==== Data shown ====
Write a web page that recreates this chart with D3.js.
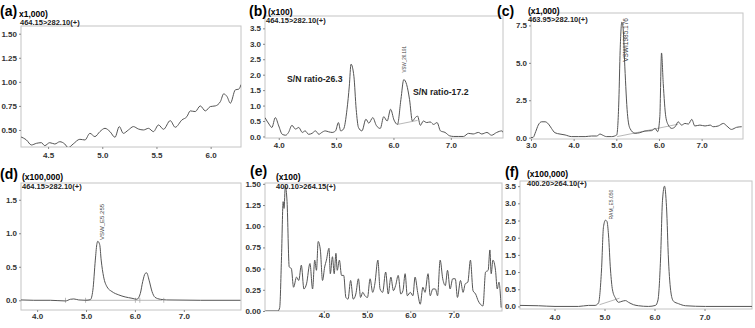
<!DOCTYPE html>
<html>
<head>
<meta charset="utf-8">
<script src="https://cdn.jsdelivr.net/npm/d3@7"></script>
<style>
  body { margin: 0; background: #fff; }
  svg { font-family: "Liberation Sans", Arial, sans-serif; }
</style>
</head>
<body>
<div id="chart"></div>
<script>
// chromatogram traces, [retention time (min), intensity]
const traceA = [[4.244,0.43],[4.30,0.396],[4.346,0.344],[4.392,0.361],[4.438,0.368],[4.469,0.337],[4.515,0.368],[4.562,0.354],[4.608,0.378],[4.654,0.354],[4.685,0.316],[4.731,0.354],[4.793,0.403],[4.84,0.396],[4.886,0.465],[4.932,0.431],[4.978,0.483],[5.025,0.517],[5.071,0.483],[5.117,0.424],[5.157,0.535],[5.194,0.465],[5.241,0.5],[5.287,0.535],[5.333,0.51],[5.38,0.5],[5.426,0.517],[5.472,0.483],[5.519,0.552],[5.565,0.507],[5.627,0.597],[5.673,0.528],[5.735,0.604],[5.781,0.639],[5.812,0.698],[5.858,0.691],[5.904,0.75],[5.951,0.698],[5.997,0.743],[6.043,0.75],[6.09,0.795],[6.12,0.875],[6.151,0.847],[6.182,0.778],[6.228,0.917],[6.259,0.924],[6.281,0.972]];

const traceB = [[3.76,0.61],[3.83,0.40],[3.88,0.29],[3.94,0.61],[4.00,0.34],[4.06,0.07],[4.12,0.04],[4.17,0.13],[4.23,0.36],[4.29,0.24],[4.35,0.29],[4.41,0.13],[4.46,0.18],[4.52,0.07],[4.58,0.10],[4.64,0.18],[4.70,0.07],[4.75,0.13],[4.81,0.18],[4.87,0.15],[4.93,0.13],[4.99,0.18],[5.04,0.45],[5.08,0.18],[5.13,0.24],[5.19,0.88],[5.23,1.63],[5.26,2.34],[5.31,1.95],[5.35,0.88],[5.39,0.29],[5.45,0.18],[5.52,0.56],[5.57,0.43],[5.64,0.61],[5.70,0.36],[5.77,0.26],[5.83,0.64],[5.89,0.50],[5.95,0.88],[6.01,0.53],[6.07,0.39],[6.13,1.20],[6.18,1.84],[6.23,1.68],[6.28,1.20],[6.33,0.50],[6.38,0.61],[6.42,0.66],[6.47,0.36],[6.52,0.50],[6.58,0.45],[6.64,0.47],[6.70,0.39],[6.76,0.45],[6.82,0.18],[6.90,0.13],[6.98,0.02],[7.05,0.0],[7.13,0.0],[7.22,0.0],[7.31,0.10],[7.39,0.08],[7.48,0.13],[7.54,0.08],[7.63,0.13],[7.71,0.04],[7.80,0.13],[7.89,0.18],[7.94,0.02]];

const traceC = [[3.0,0.0],[3.05,0.02],[3.11,0.40],[3.17,0.84],[3.25,1.06],[3.33,1.06],[3.41,0.91],[3.48,0.62],[3.56,0.33],[3.68,0.24],[3.80,0.18],[3.95,0.07],[4.11,0.07],[4.27,0.07],[4.42,0.11],[4.54,0.11],[4.62,0.24],[4.67,0.18],[4.77,0.07],[4.89,0.07],[5.01,0.18],[5.06,2.51],[5.09,5.84],[5.13,7.72],[5.16,7.28],[5.20,4.73],[5.26,1.62],[5.32,0.62],[5.44,0.29],[5.55,0.33],[5.67,0.44],[5.83,0.47],[5.91,0.62],[5.97,0.40],[6.02,1.40],[6.06,5.66],[6.10,3.62],[6.16,1.40],[6.22,0.84],[6.30,0.62],[6.38,0.73],[6.45,1.06],[6.53,0.84],[6.61,0.95],[6.69,0.91],[6.77,1.22],[6.84,0.78],[6.96,0.84],[7.08,0.78],[7.20,0.84],[7.27,0.73],[7.39,0.78],[7.51,0.95],[7.59,0.78],[7.70,0.55],[7.82,0.69],[7.94,0.73]];

const traceD = [[3.67,0.005],[3.93,0.0],[4.27,0.0],[4.58,-0.01],[4.68,0.015],[4.75,0.02],[4.85,0.005],[4.99,0.0],[5.09,0.01],[5.14,0.15],[5.19,0.60],[5.22,0.83],[5.24,0.88],[5.28,0.83],[5.31,0.60],[5.36,0.35],[5.43,0.20],[5.53,0.13],[5.67,0.08],[5.80,0.05],[5.94,0.03],[6.04,0.015],[6.11,0.10],[6.16,0.28],[6.21,0.40],[6.24,0.41],[6.29,0.30],[6.35,0.13],[6.41,0.045],[6.52,0.015],[6.65,0.005],[7.34,0.0],[8.16,0.0]];

const traceE = [[2.65,0.0],[2.94,0.0],[2.98,0.04],[3.02,0.60],[3.06,1.29],[3.08,1.21],[3.11,1.47],[3.15,1.29],[3.20,0.52],[3.25,0.50],[3.30,0.28],[3.37,0.40],[3.42,0.36],[3.48,0.54],[3.54,0.26],[3.60,0.32],[3.68,0.56],[3.74,0.26],[3.79,0.60],[3.83,0.48],[3.87,0.82],[3.92,0.72],[3.97,0.36],[4.02,0.52],[4.06,0.60],[4.12,0.74],[4.15,0.44],[4.20,0.64],[4.24,0.44],[4.28,0.68],[4.31,0.48],[4.36,0.60],[4.41,0.42],[4.46,0.42],[4.51,0.16],[4.56,0.14],[4.62,0.36],[4.68,0.14],[4.74,0.20],[4.80,0.38],[4.85,0.16],[4.90,0.22],[4.95,0.18],[5.01,0.16],[5.07,0.38],[5.13,0.22],[5.18,0.32],[5.25,0.60],[5.30,0.26],[5.36,0.22],[5.43,0.46],[5.49,0.20],[5.55,0.40],[5.61,0.24],[5.66,0.30],[5.72,0.42],[5.78,0.20],[5.83,0.24],[5.88,0.44],[5.93,0.18],[6.00,0.22],[6.06,0.18],[6.11,0.40],[6.17,0.22],[6.23,0.08],[6.29,0.28],[6.34,0.22],[6.41,0.44],[6.46,0.18],[6.52,0.26],[6.58,0.26],[6.63,0.18],[6.69,0.60],[6.75,0.38],[6.81,0.30],[6.86,0.48],[6.92,0.26],[6.98,0.38],[7.04,0.38],[7.09,0.16],[7.16,0.36],[7.22,0.22],[7.27,0.32],[7.33,0.34],[7.39,0.60],[7.45,0.24],[7.51,0.20],[7.57,0.12],[7.62,0.08],[7.68,0.06],[7.74,0.46],[7.80,0.48],[7.84,0.72],[7.87,0.44],[7.91,0.60],[7.97,0.48],[8.01,0.26],[8.05,0.34],[8.10,0.04]];

const traceF = [[3.31,0.03],[3.68,0.02],[4.01,0.0],[4.48,0.0],[4.68,0.03],[4.81,0.03],[4.88,0.10],[4.94,1.06],[4.98,2.32],[5.02,2.51],[5.05,2.47],[5.08,2.08],[5.12,1.06],[5.16,0.48],[5.22,0.24],[5.28,0.12],[5.35,0.15],[5.42,0.17],[5.48,0.12],[5.58,0.05],[5.68,0.02],[5.88,0.0],[6.02,0.03],[6.07,0.19],[6.12,1.35],[6.16,3.09],[6.20,3.50],[6.24,2.90],[6.28,1.35],[6.33,0.39],[6.38,0.15],[6.48,0.08],[6.62,0.02],[7.02,0.0],[7.95,0.0]];

// integration baselines
const baseB = [[6.07,0.39],[6.42,0.52]];
const baseC = [[5.02,0.07],[6.45,0.9]];
const baseD = [[4.99,0.0],[6.56,0.0]];
const baseF = [[4.90,0.05],[5.30,0.24]];
const marksD = [4.58, 4.99, 6.01, 6.10, 6.59];

// tick values
const ticksA = { x: [4.5, 5.0, 5.5, 6.0], y: [0.5, 0.75, 1.0, 1.25, 1.5] };
const ticksB = { x: [4.0, 5.0, 6.0, 7.0], y: [0.0, 0.5, 1.0, 1.5, 2.0, 2.5, 3.0, 3.5] };
const ticksC = { x: [3.0, 4.0, 5.0, 6.0, 7.0], y: [0.0, 2.5, 5.0, 7.5] };
const ticksD = { x: [4.0, 5.0, 6.0, 7.0], y: [0.0, 0.5, 1.0, 1.5] };
const ticksE = { x: [4.0, 5.0, 6.0, 7.0], y: [0.0, 0.25, 0.5, 0.75, 1.0, 1.25, 1.5] };
const ticksF = { x: [4.0, 5.0, 6.0, 7.0], y: [0.0, 0.5, 1.0, 1.5, 2.0, 2.5, 3.0, 3.5] };

const panels = [
  { tag: "(a)", mult: "x1,000)", mrm: "464.15>282.10(+)", trace: traceA, ticks: ticksA,
    xDom: [4.25, 6.28], yDom: [0.323, 1.58], yFmt: ".2f",
    box: [21, 26, 241, 147], tagPos: [0, 16], multPos: [19, 17], mrmPos: [20, 25], xLab: 11 },
  { tag: "(b)", mult: "(x100)", mrm: "464.15>282.10(+)", trace: traceB, ticks: ticksB,
    xDom: [3.76, 7.91], yDom: [-0.05, 3.9], yFmt: ".1f",
    box: [265, 16, 503, 138], tagPos: [249, 16], multPos: [268, 15], mrmPos: [266, 23], xLab: 10,
    base: baseB, peak: { text: "VSW_26.191", t: 6.19, v: 2.07, size: 4.5 },
    notes: [{ text: "S/N ratio-26.3", x: 287, y: 82 }, { text: "S/N ratio-17.2", x: 413, y: 95 }] },
  { tag: "(c)", mult: "(x1,000)", mrm: "463.95>282.10(+)", trace: traceC, ticks: ticksC,
    xDom: [3.0, 7.97], yDom: [-0.09, 8.33], yFmt: ".1f",
    box: [531, 13, 743, 139], tagPos: [497, 16], multPos: [528, 14], mrmPos: [528, 22], xLab: 9,
    base: baseC, peak: { text: "VSWI1985.176", t: 5.21, v: 5.07, size: 6.5 } },
  { tag: "(d)", mult: "(x100,000)", mrm: "464.15>282.10(+)", trace: traceD, ticks: ticksD,
    xDom: [3.67, 8.17], yDom: [-0.145, 1.75], yFmt: ".1f",
    box: [21, 183, 241, 310], tagPos: [0, 179], multPos: [22, 180], mrmPos: [22, 189], xLab: 9,
    base: baseD, marks: marksD, peak: { text: "VSW_E5.255", t: 5.33, v: 0.9, size: 6 } },
  { tag: "(e)", mult: "(x100)", mrm: "400.10>264.15(+)", trace: traceE, ticks: ticksE,
    xDom: [2.64, 8.12], yDom: [0.0, 1.51], yFmt: ".2f",
    box: [265, 183, 502, 311], tagPos: [250, 176], multPos: [276, 180], mrmPos: [276, 189], xLab: 7 },
  { tag: "(f)", mult: "(x100,000)", mrm: "400.20>264.10(+)", trace: traceF, ticks: ticksF,
    xDom: [3.31, 7.95], yDom: [-0.075, 3.65], yFmt: ".1f",
    box: [520, 181, 752, 309], tagPos: [505, 177], multPos: [527, 177], mrmPos: [527, 186], xLab: 11,
    base: baseF, peak: { text: "RAM_E5.050", t: 5.14, v: 2.53, size: 5 } }
];

const svg = d3.select("#chart").append("svg")
  .attr("width", 755)
  .attr("height", 328);

panels.forEach((p, i) => {
  const [x0, y0, x1, y1] = p.box;
  const x = d3.scaleLinear().domain(p.xDom).range([x0, x1]);
  const y = d3.scaleLinear().domain(p.yDom).range([y1, y0]);
  const g = svg.append("g");

  g.append("clipPath").attr("id", "clip" + i)
    .append("rect").attr("x", x0).attr("y", y0).attr("width", x1 - x0).attr("height", y1 - y0);

  // frame
  g.append("rect")
    .attr("x", x0).attr("y", y0)
    .attr("width", x1 - x0).attr("height", y1 - y0)
    .attr("fill", "none").attr("stroke", "#c4c4c4").attr("stroke-width", 1);

  // axes
  const xAxis = g.append("g")
    .attr("transform", `translate(0,${y1})`)
    .call(d3.axisBottom(x).tickValues(p.ticks.x).tickFormat(d3.format(".1f")).tickSize(2).tickPadding(p.xLab - 8));
  const yAxis = g.append("g")
    .attr("transform", `translate(${x0},0)`)
    .call(d3.axisLeft(y).tickValues(p.ticks.y).tickFormat(d3.format(p.yFmt)).tickSize(2).tickPadding(2));
  [xAxis, yAxis].forEach(a => {
    a.select(".domain").remove();
    a.selectAll("line").attr("stroke", "#888");
    a.selectAll("text")
      .attr("fill", "#333")
      .style("font-size", "8px")
      .style("font-weight", "bold")
      .style("font-family", "'Liberation Sans', Arial, sans-serif");
  });

  const line = d3.line()
    .x(d => x(d[0]))
    .y(d => y(d[1]))
    .curve(d3.curveMonotoneX);

  if (p.base) {
    g.append("path")
      .datum(p.base)
      .attr("d", d3.line().x(d => x(d[0])).y(d => y(d[1])))
      .attr("fill", "none").attr("stroke", "#9a9a9a").attr("stroke-width", 0.7)
      .attr("clip-path", `url(#clip${i})`);
  }
  if (p.marks) {
    g.selectAll(".mark").data(p.marks).enter().append("line")
      .attr("x1", d => x(d)).attr("x2", d => x(d))
      .attr("y1", y(0) - 2.5).attr("y2", y(0) + 2.5)
      .attr("stroke", "#aaa").attr("stroke-width", 0.8);
  }

  g.append("path")
    .datum(p.trace)
    .attr("d", line)
    .attr("fill", "none")
    .attr("stroke", "#555")
    .attr("stroke-width", 1)
    .attr("clip-path", `url(#clip${i})`);

  if (p.peak) {
    const px = x(p.peak.t), py = y(p.peak.v);
    g.append("text")
      .attr("transform", `translate(${px},${py}) rotate(-90)`)
      .attr("dy", "0.35em")
      .attr("fill", "#444")
      .style("font-size", p.peak.size + "px")
      .text(p.peak.text);
  }

  (p.notes || []).forEach(n => {
    g.append("text")
      .attr("x", n.x).attr("y", n.y)
      .attr("fill", "#222")
      .style("font-size", "8.7px")
      .style("font-weight", "bold")
      .text(n.text);
  });

  // panel tag, scale multiplier and MRM transition
  g.append("text")
    .attr("x", p.tagPos[0]).attr("y", p.tagPos[1])
    .style("font-size", "14px").style("font-weight", "bold")
    .text(p.tag);
  g.append("text")
    .attr("x", p.multPos[0]).attr("y", p.multPos[1])
    .style("font-size", "8.5px").style("font-weight", "bold")
    .text(p.mult);
  g.append("text")
    .attr("x", p.mrmPos[0]).attr("y", p.mrmPos[1])
    .attr("fill", "#222")
    .style("font-size", "7.5px").style("font-weight", "bold")
    .text(p.mrm);
});
</script>
</body>
</html>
====
== Exercise task ==
Find the word "chart" and list each line it appears in.

== Exercise answer ==
Write a web page that recreates this chart with D3.js.
<div id="chart"></div>
const svg = d3.select("#chart").append("svg")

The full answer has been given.